Foundations of objective ethics it is responsible for the development of the universe (evolution) and at the same time is the aim of this development. — rogita
This part I have a serious problem with. I don't think there's any reason to believe that free phenomena would be responsible for the development of the universe--not that I'd be asserting the opposite; I'd be more agnostic on this issue. — Terrapin Station
Determinism cannot evolve. It is an eternal repetition of the same things.
And re "the aim," I think that that idea is just nonsense. Only persons have aims. — Terrapin Station
"Persons" are part of the universe. They are "the front edge" of the evolution.
2) Freedom is fundamentally unknowable; the question of the existence of freedom is insolvable. — rogita
This would undermine your first premise, that freedom is an objective property of the universe. If we can't know if there are free phenomena, then it might not be an objective property of the universe after all. — Terrapin Station
We cannot know freedom because it never repeat itself. It is unpredictable. But we can make this assumption because it explains evolution.

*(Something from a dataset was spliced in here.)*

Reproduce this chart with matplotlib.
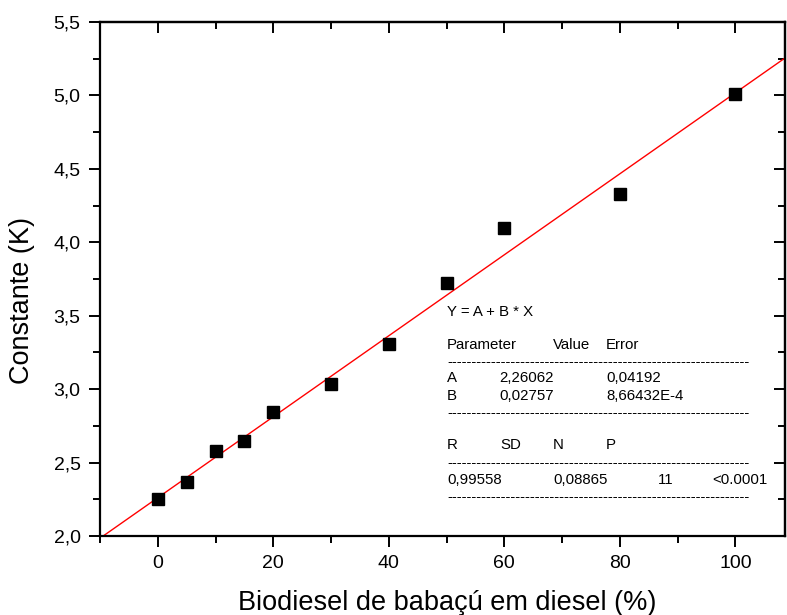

3) Freedom is perceived as Good and determinism as Evil. — rogita
??? By whom? I wouldn't say that freedom/determinism have anything to do with good/evil. — Terrapin Station
By any sentient being. Freedom is what allows it to BE (to be not a biological object but an unique personality). Determinism perceived as any force. It forces compliance with laws of nature. It destroys freedom to be yourselves.
The duty of man, the purpose and meaning of human existence is to overcome determinism and to make the world freer. — rogita
As with aims, duties are the ideas of individuals. There is no objective or correct duty, purpose or meaning. — Terrapin Station
That duty is bestowed upon sentient beings by freedom. They try to improve the world. But "to improve" means "to make it better" -> "to make it freer".
Humans are animals per biological classification. — Terrapin Station
Humans are a lot of things, for instance they are physical objects. Only freedom make them what they are - free beings. Being free means to have moral duty to bring more freedom to the world. Otherwise, if they simply follow the laws of nature, they become animals, that's right.
The basis of the consent is rejection of all forms of violence. — rogita
The basis of what consent? Anyway, people who reject all forms of violence seem to be a minority. — Terrapin Station
General contract requires agreement, consent to common ethical norms derived from it. Without the common basis the contract is impossible. Freedom is the only universal basis for the general agreement. And you are right - ethical people are rare. The current state of humanity is it is only at the beginning of moral progress.
Ethics of the contract includes the conclusion of the contract (honesty, openness, objectivity) — rogita
This just seems arbitrary--and how did "objectivity" sneak into there? — Terrapin Station
The contract is impossible without ethics. Rationality goes against the contract because it is rational to be animal, to follow the laws of nature, to survive and prosper. Freedom (therefore contract and ethics too) cannot be justified rationally.
I think it's far more complex and varied than that. — Terrapin Station
Everything is more complex is more complex. I presented the start point.